Elle a su créer des icônes. Si une pièce résume le style India Mahdavi, c’est bien le Bishop. Cet objet est devenu l’emblème de la créatrice. Le tout, sans business plan et sans l’appui d’un grand éditeur. Pas mal. L’histoire débute à New York, où la décoratrice prépare pour l’entrepreneur américain Jonathan Morr l’APT, un bar boîte dans le quartier branché de Meatpacking. Le Bishop, en référence au fou des échecs, est alors un tabouret de bar en bois tourné. India l’utilise à nouveau, à Mexico, au bar de l’hôtel Condesa. De retour à Paris, elle réfléchit à une nouvelle version, plus économique, du même objet, qu’elle pourrait vendre dans son nouveau showroom et faire fabriquer elle-même. Le bois étant trop cher, elle opte pour la céramique, qui prend si bien la couleur. India revoit les proportions et d’un tabouret de bar fait une sorte de guéridon, ni une assise ni tout à fait une table. Tous les ans, il change de costume. Avec lui, India a créé un emblème de son style nomade.

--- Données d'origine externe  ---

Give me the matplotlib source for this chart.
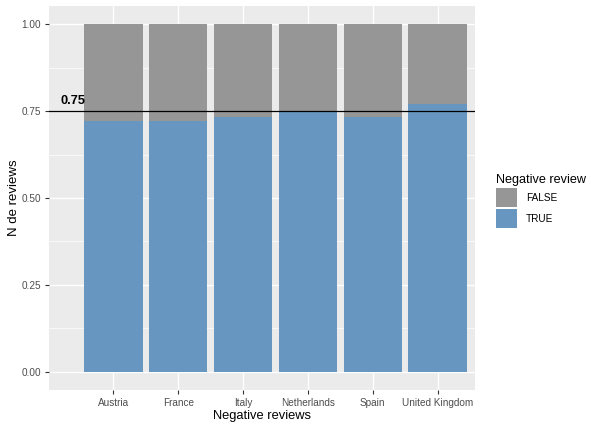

Elle a le sens du goût et des affaires. Elle aurait pu se contenter du succès de son agence d’architecture d’intérieur (aujourd’hui 15 personnes et une dizaine de chantiers dans le monde entier), mais India a voulu aller plus loin. En 2003, alors qu’elle travaille essentiellement à l’étranger, elle décide de se créer un point d’ancrage visible à Paris, où elle vit. Elle ouvre rue Las Cases, au pied de son agence, un showroom où elle présente ses meubles et une sélection d’artistes qu’elle apprécie. Au moment où tous les designers ne rêvent que de collaborer avec des grands éditeurs italiens, elle fait le choix de l’indépendance et auto-édite toutes ses pièces. Il y a un peu plus d’un an, elle a ouvert une deuxième boutique d’accessoires, toujours dans la rue Las Cases. On y trouve ses créations et quelques pièces de sa sélection. Une façon de plus de déployer sa palette de couleurs et de partager son goût des belles choses. Elle rêve aujourd’hui d’exprimer un certain  » orientalisme contemporain « . Plutôt que d’attendre qu’on vienne la chercher, elle réfléchit déjà à un projet d’hôtel à Téhéran pour lequel elle serait non pas la décoratrice, mais l’initiatrice. India n’a pas froid aux yeux, on vous dit.

Home, par India Mahdavi, avec Soline Delos, Flammarion, 240 pages.